In a world like that of the nineteenth century United States, where there was little recognition of a homosexual subculture and where most men could not conceive of a man whose sexual desires were centered exclusively on other men, this would not have been a problem. But by the 1920s fraternity men did not live in such a world. They still don’t. By the early twentieth century -- thanks to sexologists, Oscar Wilde, Sigmund Freud (and his popularizers), as well the very people who identified with the label "homosexual" or "invert" -- that some men were in fact attracted exclusively to other men was widely understood. It was also at this time that masculinity itself became yoked exclusively to heterosexuality in a decisive refutation of homosexuality.
Thus, at precisely the moment when fraternity men were becoming highly conscious of the characteristics that made males attractive to females, and were indeed evaluating their brothers based on these characteristics, they were simultaneously coming to terms with the possible meanings of these evaluations. They were also in the compromising position of being members of organizations that enrolled only single men, organizations that, through shared living, bathing, sleeping, and erotic hazing practices, fostered an atmosphere of camaraderie, intimacy, and loyalty that most found to be the fraternity’s biggest selling point.
They were caught between a rock and a hard place, even more so when some fraternities actually did turn out to be havens for homosexually inclined students, as my own research indicates, and as Dorothy Dunbar Bromley and Florence Haxton Britten found in their fascinating 1938 study, Youth and Sex . From the 1920s onwards fraternity men have responded to this dilemma with the enactment of particularly active dating and sexual lives designed to refute suspicions of homosexuality and to assert heterosexuality, and thus masculinity.
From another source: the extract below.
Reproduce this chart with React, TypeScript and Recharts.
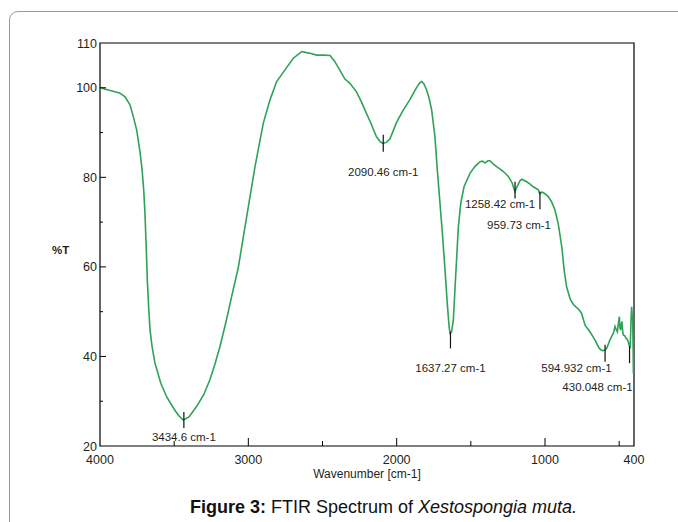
import React from "react";
import {
  LineChart,
  Line,
  XAxis,
  YAxis,
  ReferenceArea,
  ReferenceLine,
  ReferenceDot,
  Label,
} from "recharts";

// spectrum (wavenumber cm-1, %T)
const wavenumbers = [
  4000, 3944, 3900, 3865, 3831, 3798, 3775, 3753, 3742, 3730, 3717, 3705, 3697, 3689, 3681, 3672,
  3663, 3648, 3630, 3590, 3551, 3500, 3470, 3439, 3400, 3349, 3300, 3259, 3225, 3192, 3150, 3113,
  3068, 3011, 2955, 2899, 2854, 2809, 2753, 2697, 2640, 2600, 2584, 2539, 2490, 2449, 2420, 2384,
  2350, 2315, 2271, 2240, 2205, 2170, 2137, 2110, 2092, 2070, 2045, 2003, 1960, 1912, 1870, 1845,
  1831, 1815, 1798, 1780, 1764, 1742, 1726, 1708, 1690, 1674, 1659, 1646, 1640, 1630, 1618, 1600,
  1584, 1568, 1546, 1506, 1470, 1450, 1438, 1420, 1404, 1385, 1371, 1350, 1326, 1300, 1281, 1265,
  1247, 1222, 1210, 1202, 1194, 1182, 1170, 1157, 1140, 1124, 1100, 1079, 1060, 1045, 1038, 1034,
  1025, 1012, 995, 978, 955, 933, 910, 887, 870, 854, 830, 809, 790, 775, 753, 730,
  715, 697, 680, 663, 650, 634, 620, 607, 595, 584, 570, 562, 550, 539, 528, 520,
  512, 505, 499, 495, 490, 485, 481, 476, 472, 462, 454, 446, 439, 432, 427, 423,
  420, 416, 412, 409, 406, 404, 400,
];
const transmittance = [
  100.0, 99.5, 99.1, 98.8, 98.0, 96.2, 93.5, 90.6, 88.3, 85.5, 82.0, 77.0, 72.0, 65.0, 57.1, 51.0,
  46.0, 42.0, 38.6, 34.0, 31.0, 28.2, 26.8, 25.8, 26.5, 28.8, 31.5, 34.8, 38.3, 42.1, 47.8, 53.3,
  59.8, 71.2, 82.4, 92.1, 97.3, 101.4, 104.0, 106.6, 108.1, 107.8, 107.7, 107.3, 107.3, 107.2, 106.0, 104.0,
  102.0, 101.0, 99.1, 97.0, 94.4, 91.8, 89.1, 87.9, 87.6, 87.8, 88.6, 92.1, 94.8, 97.3, 99.8, 101.1,
  101.4, 100.8, 99.5, 97.5, 95.0, 89.1, 81.6, 74.2, 66.7, 59.3, 51.9, 46.5, 45.2, 45.5, 48.1, 59.3,
  69.0, 74.2, 77.9, 80.9, 82.5, 83.1, 83.5, 83.6, 83.2, 83.7, 83.7, 83.0, 82.4, 81.8, 81.3, 80.8,
  80.2, 78.8, 77.5, 76.8, 77.6, 78.3, 79.2, 79.6, 79.3, 79.0, 78.5, 77.9, 77.5, 77.2, 76.5, 76.3,
  76.7, 76.6, 76.2, 75.7, 74.5, 72.7, 69.5, 64.5, 59.0, 55.5, 52.8, 51.6, 51.0, 50.6, 49.6, 47.0,
  46.3, 45.5, 44.6, 43.7, 42.8, 41.8, 41.4, 41.3, 41.5, 41.8, 43.0, 43.7, 44.5, 45.2, 46.7, 46.0,
  45.5, 47.5, 48.9, 46.5, 45.9, 47.2, 47.8, 45.5, 44.8, 44.6, 44.1, 43.8, 43.3, 42.5, 41.8, 44.5,
  48.1, 51.1, 49.0, 48.1, 42.0, 36.2, 36.0,
];

const xTicks = [4000, 3500, 3000, 2500, 2000, 1500, 1000, 500, 400];
const xLabelled = [4000, 3000, 2000, 1000, 400];
const yTicks = [20, 30, 40, 50, 60, 70, 80, 90, 100, 110];
const yLabelled = [20, 40, 60, 80, 100, 110];

// peak markers: where the marker stands, marker span, label text and label centre
const peakX = [3434.6, 2090.46, 1637.27, 1202, 1034, 594.932, 430.048];
const peakTop = [27.6, 89.5, 45.5, 79.0, 76.8, 42.6, 42.3];
const peakBottom = [24.0, 85.7, 41.8, 75.3, 72.9, 38.8, 38.5];
const peakText = [
  "3434.6 cm-1",
  "2090.46 cm-1",
  "1637.27 cm-1",
  "1258.42 cm-1",
  "959.73 cm-1",
  "594.932 cm-1",
  "430.048 cm-1",
];
const peakLabelX = [3434.6, 2090.46, 1637.27, 1303, 1175, 788, 646];
const peakLabelY = [22.1, 81.2, 37.4, 74.0, 69.4, 37.4, 33.2];

const data = wavenumbers.map((w, i) => ({ w, t: transmittance[i] }));

const font = "'Liberation Sans', Arial, sans-serif";
const ink = "#231f20";

const XTick = ({ x, y, payload }: any) => {
  const v = payload.value;
  const major = xLabelled.includes(v);
  const edge = v === 4000 || v === 400;
  return (
    <g>
      {!edge && (
        <line x1={x} x2={x} y1={y} y2={y - (major ? 8 : 5)} stroke="#000" strokeWidth={1} />
      )}
      {major && (
        <text x={x} y={y + 18} textAnchor="middle" fontSize={12.5} fill={ink} fontFamily={font}>
          {v}
        </text>
      )}
    </g>
  );
};

const YTick = ({ x, y, payload }: any) => {
  const v = payload.value;
  const major = yLabelled.includes(v);
  const edge = v === 20 || v === 110;
  return (
    <g>
      {!edge && (
        <line x1={x} x2={x + (major ? 6 : 3)} y1={y} y2={y} stroke="#000" strokeWidth={1} />
      )}
      {major && (
        <text x={x - 3} y={y + 4.5} textAnchor="end" fontSize={12.5} fill={ink} fontFamily={font}>
          {v}
        </text>
      )}
    </g>
  );
};

export default function App() {
  return (
    <div
      style={{
        position: "absolute",
        left: 0,
        top: 0,
        width: 678,
        height: 522,
        overflow: "hidden",
        background: "#fff",
        fontFamily: font,
      }}
    >
      <div
        style={{
          position: "absolute",
          left: 9,
          top: 11,
          width: 700,
          height: 560,
          border: "1px solid #9a9a9a",
          borderRadius: 9,
          boxSizing: "border-box",
        }}
      />
      <div style={{ position: "absolute", left: 0, top: 0 }}>
        <LineChart
          width={678}
          height={522}
          data={data}
          margin={{ top: 43, right: 44, bottom: 40, left: 60 }}
        >
          <XAxis
            dataKey="w"
            type="number"
            domain={[400, 4000]}
            reversed
            allowDataOverflow
            ticks={xTicks}
            interval={0}
            tick={<XTick />}
            tickSize={0}
            tickMargin={0}
            tickLine={false}
            axisLine={false}
            height={36}
          >
            <Label
              value="Wavenumber [cm-1]"
              position="insideBottom"
              offset={4}
              fontSize={12}
              fill={ink}
              fontFamily={font}
            />
          </XAxis>
          <YAxis
            type="number"
            domain={[20, 110]}
            allowDataOverflow
            ticks={yTicks}
            interval={0}
            tick={<YTick />}
            tickSize={0}
            tickMargin={0}
            tickLine={false}
            axisLine={false}
            width={40}
          />
          <ReferenceArea
            x1={4000}
            x2={400}
            y1={20}
            y2={110}
            fill="none"
            stroke="#000"
            strokeWidth={1.2}
            ifOverflow="visible"
          />
          <Line
            type="linear"
            dataKey="t"
            stroke="#2ea257"
            strokeWidth={1.6}
            dot={false}
            isAnimationActive={false}
          />
          {peakX.map((px, i) => (
            <ReferenceLine
              key={"m" + i}
              segment={[
                { x: px, y: peakTop[i] },
                { x: px, y: peakBottom[i] },
              ]}
              stroke="#111"
              strokeWidth={1.2}
            />
          ))}
          {peakText.map((txt, i) => (
            <ReferenceDot
              key={"l" + i}
              x={peakLabelX[i]}
              y={peakLabelY[i]}
              r={0}
              fill="none"
              stroke="none"
              label={{
                value: txt,
                position: "center",
                fontSize: 11.5,
                fill: ink,
                fontFamily: font,
              }}
            />
          ))}
        </LineChart>
      </div>
      <div
        style={{
          position: "absolute",
          left: 52,
          top: 244,
          fontSize: 11.5,
          color: ink,
          fontWeight: "bold",
        }}
      >
        %T
      </div>
      <div
        style={{
          position: "absolute",
          left: 0,
          width: 767,
          top: 497,
          textAlign: "center",
          fontSize: 18,
          color: "#111",
          whiteSpace: "nowrap",
        }}
      >
        <b>Figure 3:</b> FTIR Spectrum of <i>Xestospongia muta.</i>
      </div>
    </div>
  );
}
These practices have only increased throughout the twentieth century, in part as a reaction to the intensified denigration of homosexuality at mid-century and as a result of the increasing sexual permissiveness of college women in the wake of the sexual revolution of the 1960s.
These were not conscious choices made by fraternity men, however. Rather, they were gradual changes over generations in response to cultural shifts like the advent of dating and the emergence of modern conceptions of homosexuality. It is also clear that these two phenomena are by no means exclusive to men in fraternities. That said, because fraternities remain organizations made up exclusively of single men, organizations that choose to haze their initiates in explicitly homoerotic ways and that foster an intimacy among men not common in society more generally, they compensate for what might be perceived by outsiders as either feminine or gay behavior by enacting a masculinity that takes aggressive heterosexuality as one of its constitutive elements. This often has adverse effects for the women with whom they interact.